Clustra Offers Five-Nines Reliability

In today's online world, customer loyalty is hard to find. In this climate, five minutes of downtime could mean the loss of a customer forever. Clustra Systems Inc. believes it has an answer to that problem: a database solution that averages only two minutes of downtime per year.

Clustra recently debuted a packaged data management solution called Clustra Parallel Data Server 3.0. While it offers high availability and scalability, Clustra officials say the relational database management system's (RDBMS) biggest selling point is its ability to offer the five nines of reliability.

Five nines is a term used to denote 99.999 percent uptime with database services or online applications. When it comes to managing high availability and downtime, the database is one of the main problem points in a system.
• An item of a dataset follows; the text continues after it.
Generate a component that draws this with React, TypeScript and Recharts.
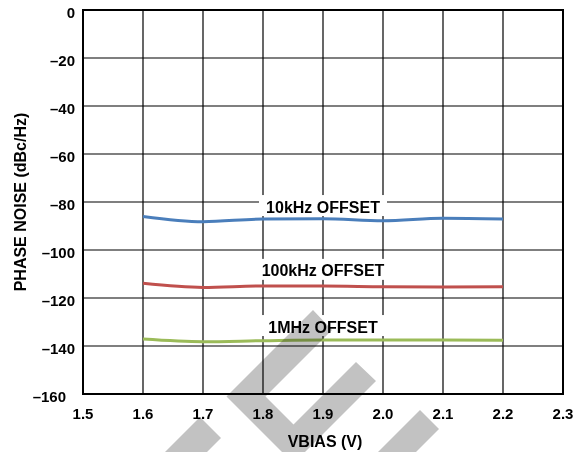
import React from 'react';
import {
    ComposedChart,
    Line,
    XAxis,
    YAxis,
    CartesianGrid,
    ReferenceDot,
    ReferenceArea,
} from 'recharts';

// supply voltage sweep (V)
const vbias = [1.6, 1.7, 1.8, 1.9, 2.0, 2.1, 2.2];
// phase noise, dBc/Hz
const offset10k = [-86, -88.2, -87.1, -87, -87.8, -86.8, -87.1];
const offset100k = [-113.9, -115.6, -115, -115, -115.3, -115.4, -115.3];
const offset1M = [-137.1, -138.2, -137.8, -137.5, -137.5, -137.5, -137.6];

const xTicks = [1.5, 1.6, 1.7, 1.8, 1.9, 2.0, 2.1, 2.2, 2.3];
const yTicks = [0, -20, -40, -60, -80, -100, -120, -140, -160];

const seriesLabels = ['10kHz OFFSET', '100kHz OFFSET', '1MHz OFFSET'];
const labelX = 1.9;
const labelY = [-82.1, -108.7, -132.1];

const FONT = '"Liberation Sans", Arial, Helvetica, sans-serif';

const data = vbias.map((v, i) => ({
    vbias: v,
    n10k: offset10k[i],
    n100k: offset100k[i],
    n1M: offset1M[i],
}));

const fmtY = (v: number) => (v < 0 ? '\u2013' + Math.abs(v) : String(v));

function YTick({ x, y, payload }: any) {
    const v = payload.value;
    return (
        <text
            x={v === -160 ? x - 9 : x}
            y={y + 2}
            textAnchor="end"
            dominantBaseline="central"
            fontFamily={FONT}
            fontWeight="bold"
            fontSize={15}
            fill="#000"
        >
            {fmtY(v)}
        </text>
    );
}

function OffsetLabel(text: string) {
    return (props: any) => {
        const { cx, cy } = props;
        return (
            <g>
                <rect x={cx - 64} y={cy - 12} width={128} height={21} fill="#fff" />
                <text
                    x={cx}
                    y={cy}
                    textAnchor="middle"
                    dominantBaseline="central"
                    fontFamily={FONT}
                    fontWeight="bold"
                    fontSize={16}
                    fill="#000"
                >
                    {text}
                </text>
            </g>
        );
    };
}

// faint logo stamped behind the plot
function Watermark() {
    return (
        <svg
            width={584}
            height={452}
            style={{ position: 'absolute', left: 0, top: 0, pointerEvents: 'none', mixBlendMode: 'multiply' }}
        >
            <g fill="#c2c2c2">
                <polygon points="313,310 332,330 265.5,396.5 293.5,424.5 356,362 376,381 293.5,463.5 226.5,396.5" />
                <polygon points="420,410 439,429 416,452 378,452" />
                <polygon points="200,417 221,438 207,452 165,452" />
            </g>
        </svg>
    );
}

export default function App() {
    return (
        <div style={{ position: 'absolute', left: 0, top: 0, width: 584, height: 452, background: '#fff' }}>
            <ComposedChart
                width={584}
                height={452}
                data={data}
                margin={{ top: 10, right: 21, left: 0, bottom: 0 }}
            >
                <CartesianGrid stroke="#000" strokeWidth={1.2} />
                <ReferenceArea x1={1.5} x2={2.3} y1={-160} y2={0} fill="none" stroke="#000" strokeWidth={2} />
                <XAxis
                    dataKey="vbias"
                    type="number"
                    domain={[1.5, 2.3]}
                    ticks={xTicks}
                    tickFormatter={(v: number) => v.toFixed(1)}
                    tickLine={false}
                    tickSize={0}
                    tickMargin={14}
                    height={58}
                    axisLine={{ stroke: '#000', strokeWidth: 2 }}
                    tick={{ fill: '#000', fontFamily: FONT, fontWeight: 'bold', fontSize: 15 }}
                    interval={0}
                    label={{
                        content: ({ viewBox }: any) => (
                            <text
                                x={viewBox.x + viewBox.width / 2 + 2}
                                y={viewBox.y + 53}
                                textAnchor="middle"
                                fontFamily={FONT}
                                fontWeight="bold"
                                fontSize={16}
                                fill="#000"
                            >
                                VBIAS (V)
                            </text>
                        ),
                    }}
                />
                <YAxis
                    type="number"
                    domain={[-160, 0]}
                    ticks={yTicks}
                    tickLine={false}
                    tickSize={0}
                    tickMargin={8}
                    width={83}
                    axisLine={{ stroke: '#000', strokeWidth: 2 }}
                    tick={<YTick />}
                    interval={0}
                    label={{
                        content: ({ viewBox }: any) => {
                            const cx = 20;
                            const cy = viewBox.y + viewBox.height / 2;
                            return (
                                <text
                                    x={cx}
                                    y={cy}
                                    transform={`rotate(-90 ${cx} ${cy})`}
                                    textAnchor="middle"
                                    dominantBaseline="central"
                                    fontFamily={FONT}
                                    fontWeight="bold"
                                    fontSize={16}
                                    fill="#000"
                                >
                                    PHASE NOISE (dBc/Hz)
                                </text>
                            );
                        },
                    }}
                />
                {seriesLabels.map((t, i) => (
                    <ReferenceDot key={t} x={labelX} y={labelY[i]} r={0} shape={OffsetLabel(t)} />
                ))}
                <Line type="monotone" dataKey="n10k" stroke="#4a7ebb" strokeWidth={3} dot={false} isAnimationActive={false} />
                <Line type="monotone" dataKey="n100k" stroke="#c0504d" strokeWidth={3} dot={false} isAnimationActive={false} />
                <Line type="monotone" dataKey="n1M" stroke="#9bbb59" strokeWidth={3} dot={false} isAnimationActive={false} />
            </ComposedChart>
            <Watermark />
        </div>
    );
}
Clustra's solution to this problem is ensuring the database doesn't go down. "What you need to do is build high availability and scalability into the system," says Gary Ebersole, senior vice president of sales and marketing at Clustra (www.clustra.com).

Clustra ensures its five nines policy by dividing data into fragments that are stored in eight nodes and two units. The two units can run side-by-side or, preferably, each one in a separate location. The units are linked via a redundant communication network. A copy of each node is made so a company's entire database has an exact replica of the original. The original data is stored in "primary" fragments, while the replicated data is saved in "standby" fragments. The primary and standby fragments are then stored in a node. Each node contains a primary and standby fragment.

If one node or one fragment goes down, the replicated node kicks in seamlessly so that downtime is less than a few seconds, which is unnoticeable to the user. If an entire node goes down, Parallel Database makes a copy of the whole node and moves it to one of the two spare nodes that are reserved for such an instance.

"The solution also has built in self-repair. It can handle a failure, keep running, and repair the database while running nonstop," Ebersole says.

If you need to add nodes, the system scales linearly. A user can add pairs of nodes when needed and can do so without shutting the database down. "You never have to shut the database down to do an upgrade, and once you tell the cluster you are going to take it down, the applications running have no idea," Ebersole says. As long as you tell the cluster you are going to take it down or add nodes, it will tell the database to refragment itself across the nodes.

Clustra Parallel Database Server usually runs in lieu of other database systems, such as SQL Server 7.0 or Oracle8i, but it can run alongside other databases, since a company rarely employs a single database for all its needs.

Potential users may wonder if any additional security issues are incurred because the system holds two copies of the data. "We don't see any incremental security issues, since these databases are normally behind a firewall in a secure environment. It's no less secure than any other database system," Ebersole says.